AllMusic Review by Peter J. D'Angelo
The debut 12-song LP from New Jersey's Rorschach is a
pummeling assault that has the ability to leave listeners feeling
nearly brutalized after just a few minutes of listening. Chugging
guitars straddle the line of metal and hardcore as they grind underneath
each track on the record and the expected sinister basslines and
crushing drums push things toward an angry resolution. Occasionally, the
band ups the ante and bursts into rapid speed metal segues but, even on
the slower numbers, Rorschach is a truly torrential-sounding musical
force. The group's real muscle is the monstrously evil-sounding screams
of singer Charles Maggio. Maggio sounds as if he is shredding his vocal
chords on nearly every track, and his explosive screamed rants on
genocide, oppression, insecurity, and all of the other staple hardcore
topics are frightfully convincing.
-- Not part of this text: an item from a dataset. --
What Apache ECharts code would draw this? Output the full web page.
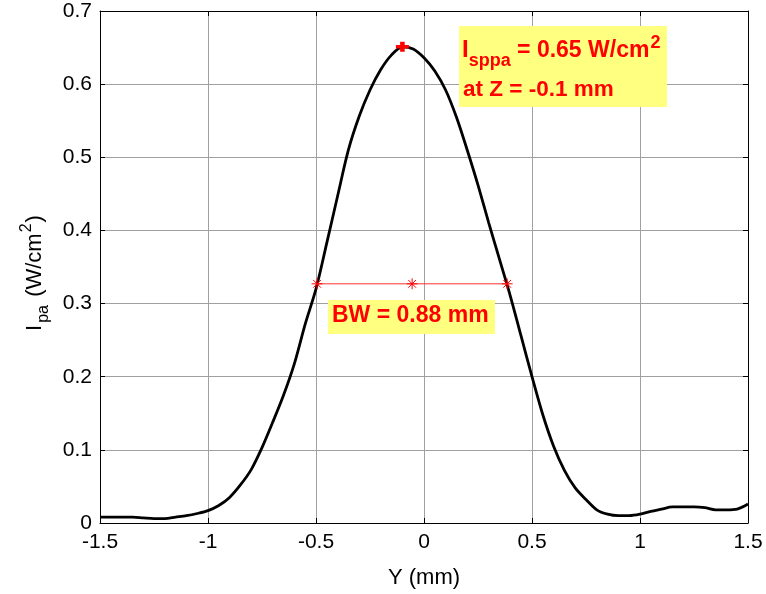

Granted, this is pretty much a
one-trick pony and, if thunderous hardcore tracks are not your thing,
then there isn't really that much to get out of Rorschach. On the other
hand, if you consider yourself an aficionado of the genre, then this is
well worth hearing. Remain Sedate is unrelenting from start to finish
and, for a record made during what are slowly becoming the early days of
hardcore, it really is an amazingly heavy creation.